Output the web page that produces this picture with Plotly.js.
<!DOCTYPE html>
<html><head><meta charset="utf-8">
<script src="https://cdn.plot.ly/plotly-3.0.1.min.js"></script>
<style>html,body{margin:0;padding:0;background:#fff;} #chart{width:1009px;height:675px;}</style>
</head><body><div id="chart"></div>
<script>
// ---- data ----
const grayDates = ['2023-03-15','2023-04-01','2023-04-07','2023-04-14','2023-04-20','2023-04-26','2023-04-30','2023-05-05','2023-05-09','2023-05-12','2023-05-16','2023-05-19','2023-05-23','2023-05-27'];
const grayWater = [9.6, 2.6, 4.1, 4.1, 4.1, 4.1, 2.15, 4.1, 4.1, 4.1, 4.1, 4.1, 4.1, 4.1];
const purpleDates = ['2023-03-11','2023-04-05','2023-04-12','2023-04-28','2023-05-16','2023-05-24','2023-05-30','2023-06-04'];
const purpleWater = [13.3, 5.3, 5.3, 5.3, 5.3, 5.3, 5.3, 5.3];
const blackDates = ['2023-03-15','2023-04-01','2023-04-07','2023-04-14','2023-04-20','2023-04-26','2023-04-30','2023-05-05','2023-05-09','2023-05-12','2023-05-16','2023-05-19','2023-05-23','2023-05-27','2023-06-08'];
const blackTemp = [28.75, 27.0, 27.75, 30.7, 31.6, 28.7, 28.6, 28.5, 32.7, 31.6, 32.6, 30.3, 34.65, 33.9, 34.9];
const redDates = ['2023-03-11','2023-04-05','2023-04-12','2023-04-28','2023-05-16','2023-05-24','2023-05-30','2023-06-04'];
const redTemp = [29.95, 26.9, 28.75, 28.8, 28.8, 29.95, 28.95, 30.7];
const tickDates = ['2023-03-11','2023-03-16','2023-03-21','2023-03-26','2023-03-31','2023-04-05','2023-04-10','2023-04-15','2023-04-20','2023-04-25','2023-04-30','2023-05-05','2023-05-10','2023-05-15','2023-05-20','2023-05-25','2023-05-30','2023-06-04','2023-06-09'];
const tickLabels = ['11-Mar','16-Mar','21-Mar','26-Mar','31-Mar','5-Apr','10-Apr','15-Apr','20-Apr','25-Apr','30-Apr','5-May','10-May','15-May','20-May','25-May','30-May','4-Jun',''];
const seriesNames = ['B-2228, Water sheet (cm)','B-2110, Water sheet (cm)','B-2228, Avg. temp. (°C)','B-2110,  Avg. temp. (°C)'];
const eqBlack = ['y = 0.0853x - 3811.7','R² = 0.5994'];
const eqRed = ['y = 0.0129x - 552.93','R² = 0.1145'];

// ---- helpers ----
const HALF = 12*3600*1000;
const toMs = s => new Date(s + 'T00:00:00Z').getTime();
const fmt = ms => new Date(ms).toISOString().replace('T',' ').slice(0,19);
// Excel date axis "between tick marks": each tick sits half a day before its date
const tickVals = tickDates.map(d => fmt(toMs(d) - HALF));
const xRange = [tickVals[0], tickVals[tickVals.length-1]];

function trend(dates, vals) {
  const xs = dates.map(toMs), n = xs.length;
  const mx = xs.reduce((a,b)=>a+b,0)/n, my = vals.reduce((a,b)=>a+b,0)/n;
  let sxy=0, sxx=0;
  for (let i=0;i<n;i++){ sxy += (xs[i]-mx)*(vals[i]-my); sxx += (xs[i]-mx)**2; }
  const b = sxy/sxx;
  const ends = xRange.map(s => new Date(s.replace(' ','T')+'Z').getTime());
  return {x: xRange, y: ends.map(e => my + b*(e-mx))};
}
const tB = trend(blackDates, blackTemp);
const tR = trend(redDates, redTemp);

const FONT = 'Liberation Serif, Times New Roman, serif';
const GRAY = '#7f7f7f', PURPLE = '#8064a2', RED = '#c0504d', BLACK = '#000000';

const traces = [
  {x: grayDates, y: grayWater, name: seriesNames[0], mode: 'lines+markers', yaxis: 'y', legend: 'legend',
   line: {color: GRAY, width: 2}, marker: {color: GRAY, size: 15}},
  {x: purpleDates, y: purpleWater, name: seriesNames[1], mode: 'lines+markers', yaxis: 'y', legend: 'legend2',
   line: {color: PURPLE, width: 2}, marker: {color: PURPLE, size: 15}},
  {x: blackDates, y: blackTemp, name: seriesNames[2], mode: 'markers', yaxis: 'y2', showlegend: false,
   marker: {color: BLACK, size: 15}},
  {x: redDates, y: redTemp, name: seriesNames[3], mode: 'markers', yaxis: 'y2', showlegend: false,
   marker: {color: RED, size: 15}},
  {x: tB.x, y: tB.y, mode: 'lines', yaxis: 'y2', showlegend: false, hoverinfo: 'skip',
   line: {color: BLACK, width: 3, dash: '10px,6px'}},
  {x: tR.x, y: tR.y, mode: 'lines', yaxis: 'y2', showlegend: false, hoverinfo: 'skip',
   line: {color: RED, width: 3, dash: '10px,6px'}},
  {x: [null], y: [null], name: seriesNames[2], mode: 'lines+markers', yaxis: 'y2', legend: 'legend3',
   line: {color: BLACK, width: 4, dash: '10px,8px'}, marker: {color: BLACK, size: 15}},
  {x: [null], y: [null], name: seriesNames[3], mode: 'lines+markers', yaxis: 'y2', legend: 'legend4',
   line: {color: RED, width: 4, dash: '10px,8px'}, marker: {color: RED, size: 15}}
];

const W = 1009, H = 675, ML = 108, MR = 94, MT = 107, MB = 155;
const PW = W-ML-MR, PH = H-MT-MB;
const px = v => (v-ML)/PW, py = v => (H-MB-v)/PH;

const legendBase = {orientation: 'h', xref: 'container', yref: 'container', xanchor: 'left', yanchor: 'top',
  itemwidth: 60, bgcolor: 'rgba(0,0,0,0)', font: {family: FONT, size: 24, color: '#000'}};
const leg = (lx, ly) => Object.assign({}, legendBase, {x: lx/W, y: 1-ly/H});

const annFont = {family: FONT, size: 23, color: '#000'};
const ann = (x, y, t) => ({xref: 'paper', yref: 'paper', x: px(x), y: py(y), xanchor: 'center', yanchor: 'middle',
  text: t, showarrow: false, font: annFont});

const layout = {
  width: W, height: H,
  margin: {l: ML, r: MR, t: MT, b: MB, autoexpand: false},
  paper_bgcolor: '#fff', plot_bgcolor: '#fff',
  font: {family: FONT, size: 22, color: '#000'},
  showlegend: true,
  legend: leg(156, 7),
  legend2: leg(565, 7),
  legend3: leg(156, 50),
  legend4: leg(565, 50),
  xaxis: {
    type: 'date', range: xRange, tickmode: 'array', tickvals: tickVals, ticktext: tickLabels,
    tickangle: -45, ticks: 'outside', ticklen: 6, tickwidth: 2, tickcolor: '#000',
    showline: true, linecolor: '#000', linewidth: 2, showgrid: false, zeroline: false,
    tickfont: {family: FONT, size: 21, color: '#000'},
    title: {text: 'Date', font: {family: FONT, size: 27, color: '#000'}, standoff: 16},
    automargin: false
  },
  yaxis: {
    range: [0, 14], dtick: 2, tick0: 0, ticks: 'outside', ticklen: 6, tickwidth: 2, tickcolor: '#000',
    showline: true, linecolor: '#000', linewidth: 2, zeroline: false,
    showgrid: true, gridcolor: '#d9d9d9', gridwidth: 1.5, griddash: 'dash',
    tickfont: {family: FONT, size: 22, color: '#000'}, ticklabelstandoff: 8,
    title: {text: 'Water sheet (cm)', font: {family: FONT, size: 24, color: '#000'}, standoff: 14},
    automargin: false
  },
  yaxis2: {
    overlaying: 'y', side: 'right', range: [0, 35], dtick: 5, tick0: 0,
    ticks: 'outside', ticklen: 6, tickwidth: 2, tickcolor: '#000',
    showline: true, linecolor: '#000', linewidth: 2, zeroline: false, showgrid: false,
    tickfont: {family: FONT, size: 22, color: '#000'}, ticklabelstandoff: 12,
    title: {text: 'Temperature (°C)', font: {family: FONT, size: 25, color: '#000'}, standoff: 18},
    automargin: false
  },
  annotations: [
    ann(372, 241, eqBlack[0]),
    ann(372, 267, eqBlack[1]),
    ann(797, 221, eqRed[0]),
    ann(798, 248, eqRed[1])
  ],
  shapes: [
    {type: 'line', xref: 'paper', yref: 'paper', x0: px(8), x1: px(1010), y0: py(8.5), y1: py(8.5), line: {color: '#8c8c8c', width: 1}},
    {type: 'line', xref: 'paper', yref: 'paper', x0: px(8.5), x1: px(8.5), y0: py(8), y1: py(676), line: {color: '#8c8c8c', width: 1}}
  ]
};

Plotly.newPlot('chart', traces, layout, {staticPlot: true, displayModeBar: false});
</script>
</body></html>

|---|

■ **Prompt**
Return exactly the leading lines of the listing, stopping after the line in which "const eqRed = ['y" occurs.

■ **Written answer**
Output the web page that produces this picture with Plotly.js.
<!DOCTYPE html>
<html><head><meta charset="utf-8">
<script src="https://cdn.plot.ly/plotly-3.0.1.min.js"></script>
<style>html,body{margin:0;padding:0;background:#fff;} #chart{width:1009px;height:675px;}</style>
</head><body><div id="chart"></div>
<script>
// ---- data ----
const grayDates = ['2023-03-15','2023-04-01','2023-04-07','2023-04-14','2023-04-20','2023-04-26','2023-04-30','2023-05-05','2023-05-09','2023-05-12','2023-05-16','2023-05-19','2023-05-23','2023-05-27'];
const grayWater = [9.6, 2.6, 4.1, 4.1, 4.1, 4.1, 2.15, 4.1, 4.1, 4.1, 4.1, 4.1, 4.1, 4.1];
const purpleDates = ['2023-03-11','2023-04-05','2023-04-12','2023-04-28','2023-05-16','2023-05-24','2023-05-30','2023-06-04'];
const purpleWater = [13.3, 5.3, 5.3, 5.3, 5.3, 5.3, 5.3, 5.3];
const blackDates = ['2023-03-15','2023-04-01','2023-04-07','2023-04-14','2023-04-20','2023-04-26','2023-04-30','2023-05-05','2023-05-09','2023-05-12','2023-05-16','2023-05-19','2023-05-23','2023-05-27','2023-06-08'];
const blackTemp = [28.75, 27.0, 27.75, 30.7, 31.6, 28.7, 28.6, 28.5, 32.7, 31.6, 32.6, 30.3, 34.65, 33.9, 34.9];
const redDates = ['2023-03-11','2023-04-05','2023-04-12','2023-04-28','2023-05-16','2023-05-24','2023-05-30','2023-06-04'];
const redTemp = [29.95, 26.9, 28.75, 28.8, 28.8, 29.95, 28.95, 30.7];
const tickDates = ['2023-03-11','2023-03-16','2023-03-21','2023-03-26','2023-03-31','2023-04-05','2023-04-10','2023-04-15','2023-04-20','2023-04-25','2023-04-30','2023-05-05','2023-05-10','2023-05-15','2023-05-20','2023-05-25','2023-05-30','2023-06-04','2023-06-09'];
const tickLabels = ['11-Mar','16-Mar','21-Mar','26-Mar','31-Mar','5-Apr','10-Apr','15-Apr','20-Apr','25-Apr','30-Apr','5-May','10-May','15-May','20-May','25-May','30-May','4-Jun',''];
const seriesNames = ['B-2228, Water sheet (cm)','B-2110, Water sheet (cm)','B-2228, Avg. temp. (°C)','B-2110,  Avg. temp. (°C)'];
const eqBlack = ['y = 0.0853x - 3811.7','R² = 0.5994'];
const eqRed = ['y = 0.0129x - 552.93','R² = 0.1145'];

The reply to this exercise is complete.